Plus, owners of the oil-rich Bakken are less strapped for cash for reinvestment, as oil is fetching $75 a barrel or more, compared with dry-gas-rich plays making $4 a million Btu.

“This big spate of JVs we’re seeing right now reflects the reality of the capital markets today,” Polzin says. “The high-yield market is open, but the equity market isn’t these days.” Stock can be sold, but many E&P issuers would be selling shares below net asset value. “You don’t want to do that if you don’t have to.”

What to bring

At the JV deal table, “you’ll have tons of things to negotiate, but there are five major areas.”

• How much ownership is sold? Deals have ranged between 25% and 50%.

• How much is cash, upfront? “Today, the cash component is between 25% and 50%. In the past couple of years, it was 50%, then it moved down to 25% and now it’s back to 50%.”

• How much of drilling costs is the buyer going to carry? This has ranged between 50% and 75%. “Today, 75% is, give or take, the average.”

• How long does the carry exist? “About two to four years. We’ve seen five; we’ve seen 18 months. But two to four years seems to be the time frame.” Longer terms increase risk, and for both parties.

“Lots of things can happen after the third or fourth year; lots of things can happen in three or four months in terms of commodity prices…The longer the partner is exposed to a changing gas-price environment, the more difficult the deal.”

• What is the operatorship option? In earlier deals, JV takers waived options on other acreage or on upside from other formations under the target acreage. For example, is the JV limited to the Marcellus or may the partner participate in targeting the Utica too? Is there adjacent acreage the partner can drill exclusively?

“Now, in some (deals) the partner can operate a piece. That’s something that has changed in a few JVs in the past six or eight months.”

It’s Complicated

The JV deal is similar to, but very different from, a traditional divestment or acquisition. “The seller is not going home when this deal is over, and the buyer is not taking over. This really is a marriage.” Trust, creativity, flexibility, transparency, patience, credibility—“All of this is going to be tested.

“You don’t have to love your partner, but you do have to have a lot of mutual respect.” A pre-nup is necessary, and the terms must be reasonable for both parties. “It really is complicated, but it’s where the rubber meets the road.

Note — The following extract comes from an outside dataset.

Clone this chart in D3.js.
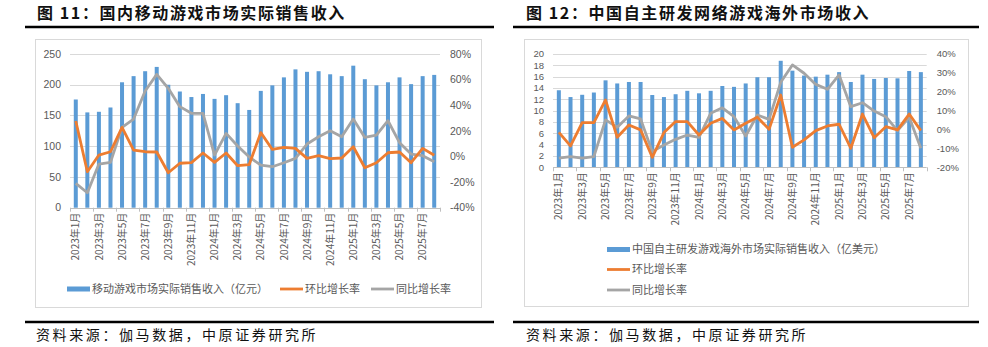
<!DOCTYPE html>
<html><head><meta charset="utf-8">
<script src="https://cdn.jsdelivr.net/npm/d3@7/dist/d3.min.js"></script>
<style>
html,body{margin:0;padding:0;background:#fff;}
svg{display:block;font-family:"Noto Sans CJK SC","Noto Sans",sans-serif;}
</style></head><body>
<svg id="c" width="988" height="347"></svg>
<script>
const months = ["2023年1月","2023年2月","2023年3月","2023年4月","2023年5月","2023年6月","2023年7月","2023年8月","2023年9月","2023年10月","2023年11月","2023年12月",
"2024年1月","2024年2月","2024年3月","2024年4月","2024年5月","2024年6月","2024年7月","2024年8月","2024年9月","2024年10月","2024年11月","2024年12月",
"2025年1月","2025年2月","2025年3月","2025年4月","2025年5月","2025年6月","2025年7月","2025年8月"];

// Chart 11: domestic mobile game revenue (亿元) and growth rates (%)
const domRevenue = [176,155,156,163,204,214,222,229,200,189,180,185,177,183,170,159,190,199,212,225,221,222,217,214,231,209,199,204,212,201,214,216];
const domMoM = [27.7,-11.9,1.1,3.7,22.7,5.0,3.7,3.5,-12.7,-5.3,-4.8,2.7,-4.6,2.7,-7.2,-6.3,18.6,5.5,7.1,6.3,-1.5,0.6,-1.7,-1.2,7.6,-8.8,-4.9,2.9,3.5,-4.9,6.3,0.9];
const domYoY = [-21.0,-28.3,-5.9,-4.6,22.7,29.2,51.1,64.1,53.2,38.9,33.7,33.7,1.1,18.0,8.2,-0.5,-6.7,-8.0,-4.9,-1.5,9.7,15.4,20.1,15.4,29.2,14.9,16.7,27.9,10.8,1.9,0.6,-4.1];
const domLeftTicks = [0,50,100,150,200,250];
const domRightTicks = [-40,-20,0,20,40,60,80];

// Chart 12: overseas revenue of China self-developed games (亿美元) and growth rates (%)
const osRevenue = [13.6,12.4,12.8,13.2,15.35,14.8,15.06,15.06,12.76,12.4,12.9,13.5,13.06,13.5,14.35,14.2,14.8,15.9,15.9,18.8,17.06,16.2,16.0,16.35,16.8,15.06,16.35,15.6,15.76,15.7,17.0,16.8];
const osMoM = [-1.5,-8.7,3.7,3.7,15.7,-4.1,2.4,-0.2,-14.7,-1.6,4.2,4.2,-2.9,3.3,5.9,-0.2,3.3,6.5,0.1,18.3,-9.4,-5.5,-0.6,1.9,2.8,-9.9,8.2,-4.3,1.5,-0.2,8.2,-0.6];
const osYoY = [-15.2,-14.3,-15.2,-14.3,5.1,1.2,7.2,5.6,-11.7,-8.2,-5.2,-2.9,-4.1,8.6,11.5,6.8,-3.4,7.7,5.4,25.0,34.2,29.8,23.9,21.3,28.9,12.1,14.2,9.8,6.8,-0.6,6.5,-9.9];
const osLeftTicks = [0,2,4,6,8,10,12,14,16,18,20];
const osRightTicks = [-20,-10,0,10,20,30,40];

const titles = ["图 11：国内移动游戏市场实际销售收入","图 12：中国自主研发网络游戏海外市场收入"];
const legendNames1 = ["移动游戏市场实际销售收入（亿元）","环比增长率","同比增长率"];
const legendNames2 = ["中国自主研发游戏海外市场实际销售收入（亿美元）","环比增长率","同比增长率"];
const source = "资料来源：伽马数据，中原证券研究所";

const C_BAR = "#5B9BD5", C_MOM = "#ED7D31", C_YOY = "#A5A5A5";
const C_TXT = "#595959", C_GRID = "#D9D9D9";
const NUM_FONT = "'Liberation Sans','DejaVu Sans',sans-serif";

const svg = d3.select("#c");

function panel(o){
  // heading
  svg.append("text").attr("x",o.titleX).attr("y",18.5)
    .attr("font-size",16).attr("font-weight",700).attr("fill","#111")
    .attr("letter-spacing",1.6).text(o.title);
  svg.append("line").attr("x1",o.ruleX0).attr("x2",o.ruleX1).attr("y1",27).attr("y2",27)
    .attr("stroke","#000").attr("stroke-width",2.6);
  svg.append("line").attr("x1",o.ruleX0).attr("x2",o.ruleX1).attr("y1",322).attr("y2",322)
    .attr("stroke","#000").attr("stroke-width",2.4);
  svg.append("text").attr("x",o.srcX).attr("y",340).attr("font-size",14)
    .attr("fill","#111").attr("letter-spacing",2.6).text(source);
  // frame
  svg.append("rect").attr("x",o.fx0+0.5).attr("y",o.fy0+0.5)
    .attr("width",o.fx1-o.fx0).attr("height",o.fy1-o.fy0)
    .attr("fill","none").attr("stroke",C_GRID).attr("stroke-width",1);

  const x = d3.scaleBand().domain(months).range([o.x0,o.x1]).paddingInner(0).paddingOuter(0);
  const yL = d3.scaleLinear().domain(o.leftDomain).range([o.yBot,o.yTop]);
  const yR = d3.scaleLinear().domain(o.rightDomain).range([o.yBot,o.yTop]);
  const g = svg.append("g");

  // gridlines
  g.selectAll(".grid").data(o.leftTicks.filter(t=>t!==o.leftDomain[0])).join("line")
    .attr("x1",o.x0).attr("x2",o.x1).attr("y1",d=>Math.round(yL(d))+0.5).attr("y2",d=>Math.round(yL(d))+0.5)
    .attr("stroke",C_GRID).attr("stroke-width",1);
  // left labels
  g.selectAll(".yl").data(o.leftTicks).join("text")
    .attr("x",o.x0-9).attr("y",d=>yL(d)).attr("dy","0.35em").attr("text-anchor","end")
    .attr("font-family",NUM_FONT).attr("font-size",o.tickFont).attr("fill",C_TXT).text(d=>d);
  // right labels
  g.selectAll(".yr").data(o.rightTicks).join("text")
    .attr("x",o.x1+10).attr("y",d=>yR(d)).attr("dy","0.35em").attr("text-anchor","start")
    .attr("font-family",NUM_FONT).attr("font-size",o.tickFont).attr("fill",C_TXT).text(d=>d+"%");

  // bars
  const bw = 4;
  g.selectAll(".bar").data(o.bars).join("rect")
    .attr("x",(d,i)=>x(months[i])+x.bandwidth()/2-bw/2).attr("width",bw)
    .attr("y",d=>yL(d)).attr("height",d=>yL(o.leftDomain[0])-yL(d))
    .attr("fill",C_BAR);

  // x axis line
  g.append("line").attr("x1",o.x0).attr("x2",o.x1).attr("y1",Math.round(o.yBot)+0.5).attr("y2",Math.round(o.yBot)+0.5)
    .attr("stroke","#BFBFBF").attr("stroke-width",1);
  // tick marks every 2 categories at band boundaries
  const tickIdx = d3.range(0, months.length+1, 2);
  g.selectAll(".tk").data(tickIdx).join("line")
    .attr("x1",i=>Math.round(i<months.length? x(months[i]) : o.x1)+0.5)
    .attr("x2",i=>Math.round(i<months.length? x(months[i]) : o.x1)+0.5)
    .attr("y1",o.yBot).attr("y2",o.yBot+4).attr("stroke","#BFBFBF").attr("stroke-width",1);
  // x labels (every other month)
  g.selectAll(".xl").data(months.filter((m,i)=>i%2===0)).join("text")
    .attr("transform",d=>`translate(${x(d)+x.bandwidth()/2},${o.yBot+5}) rotate(-90)`)
    .attr("dy","0.36em").attr("text-anchor","end")
    .attr("font-size",10).attr("fill",C_TXT).text(d=>d);

  // lines
  const lineR = d3.line().x((d,i)=>x(months[i])+x.bandwidth()/2).y(d=>yR(d));
  g.append("path").datum(o.yoy).attr("d",lineR).attr("fill","none")
    .attr("stroke",C_YOY).attr("stroke-width",2.8).attr("stroke-linejoin","round");
  g.append("path").datum(o.mom).attr("d",lineR).attr("fill","none")
    .attr("stroke",C_MOM).attr("stroke-width",2.8).attr("stroke-linejoin","round");

  // legend
  const cols = [C_BAR,C_MOM,C_YOY];
  o.legend.forEach((it,k)=>{
    const lg = svg.append("g").attr("transform",`translate(${it.x},${it.y})`);
    if(k===0) lg.append("rect").attr("x",0).attr("y",-2.5).attr("width",23).attr("height",5).attr("fill",cols[k]);
    else lg.append("line").attr("x1",0).attr("x2",23).attr("y1",0).attr("y2",0).attr("stroke",cols[k]).attr("stroke-width",2.8);
    lg.append("text").attr("x",25).attr("y",0).attr("dy","0.36em").attr("font-size",11)
      .attr("fill",C_TXT).text(o.legendNames[k]);
  });
}

panel({
  title:titles[0], titleX:37, ruleX0:25, ruleX1:494, srcX:36,
  fx0:35, fy0:39, fx1:481, fy1:307,
  x0:70, x1:440, yTop:54, yBot:207.7,
  leftDomain:[0,250], rightDomain:[-40,80],
  leftTicks:domLeftTicks, rightTicks:domRightTicks, tickFont:10.5,
  bars:domRevenue, mom:domMoM, yoy:domYoY,
  legendNames:legendNames1,
  legend:[{x:67,y:289},{x:280,y:289},{x:371,y:289}]
});

panel({
  title:titles[1], titleX:526, ruleX0:513, ruleX1:979, srcX:526,
  fx0:524, fy0:39, fx1:968, fy1:306,
  x0:553, x1:926.7, yTop:54, yBot:167.3,
  leftDomain:[0,20], rightDomain:[-20,40],
  leftTicks:osLeftTicks, rightTicks:osRightTicks, tickFont:9.5,
  bars:osRevenue, mom:osMoM, yoy:osYoY,
  legendNames:legendNames2,
  legend:[{x:607,y:249.5},{x:607,y:269.5},{x:607,y:290}]
});
</script>
</body></html>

Make sure you’re on the same page on these key issues.”

• First, the property owner needs to be transparent about what it needs: capital to accelerate drilling, hold acreage and build economy of scale, and to diversify risk via a partial monetization, while maintaining control and enjoying upside. The partner usually seeks shale expertise, access to a specific play, a large-scale portfolio-building opportunity, a pay-as-you-go acquisition opportunity, accelerated learning and participation in a broader value chain.

• Before putting a JV on the market, substantiate the geologic model. “It starts with the rock. You have to have a strong technical reason for where your acreage is—why you’re in this county and not that county, why you bought this rock and not that rock.”

• Also, have a detailed development plan for the entire acreage position that will be in the JV. “The partner is going to ask, ‘How are you dealing with your expiring?’”

• The type curve must be fully supported, and single-well and full-development economics demonstrated. “You need to prove that each well can stand up in a lower gas-price environment.”

• Vertical wells and at least some horizontal wells in the acreage must already have been drilled to derisk the prospective JV area. And, an ability to operate in the shale must be proven. “It might not be a track record in that shale, that play, but you need to show you can do high-tech completions, that you can do horizontal drilling without mistakes.”

• Take-away must be arranged too. “You need to deliver a midstream solution. You’ll get paid for it if you can.” If take-away will be built or bought, most JV partners will want to participate in that venture too.

JVs take longer to negotiate and close, he adds. “There is no unique solution; there are many moving parts.”

Partners, BYO$

The partner brings the money, and it must be the right money. “What do we mean by the right capital? First, it begins with size. Generally, even if it is a small JV, the partnering company is larger than the seller. The partner needs to make a relatively large commitment. It has to be large enough that the JV is important to the company, but small enough that there are no funding concerns.”

Of 31 JV deals Polzin reviewed, all but three involve a smaller-cap E&P or capital source partnering with a larger company, ranging from supermajors to private-equity providers. The exceptions are the Chesapeake Energy Corp. deal with Plains Exploration & Production Co. in the Haynesville; Carrizo Oil & Gas Inc. and Avista Capital Partners in the Marcellus; and PDC Energy and Lime Rock Partners in the Marcellus.

The partner’s money is for accelerating drilling and holding acreage. “Many of these existing players have large acreage positions.” Drilling inventory may span 10 or 15 years at the current spend level. Operators are also seeking to reduce costs by increasing scale, keeping more rigs and frac crews at work. “You want to get bigger. The JV helps to do that. There’s nothing wrong with taking some money off the table. The JV also diversifies your risk.”

Many prospective partners are seeking expertise and diversification. “They want to participate in the value chain.” Statoil ASA was an early U.S. shale-play entrant via a JV with Chesapeake Energy Corp. in the Marcellus. BG Plc came in via JVs with Exco Resources Inc. in the Marcellus and Haynesville.

“Why are they here? The reality is that they both have large LNG positions and trade gas in the U.S. Adding an upstream gas component gives them the full suite of the value chain. It lets them spread their value around and gain greater consistency in many types of price environments.”

About a third of all shale deals lately are JVs, rather than acquisitions, Polzin notes. “It’s a very significant part of the market.”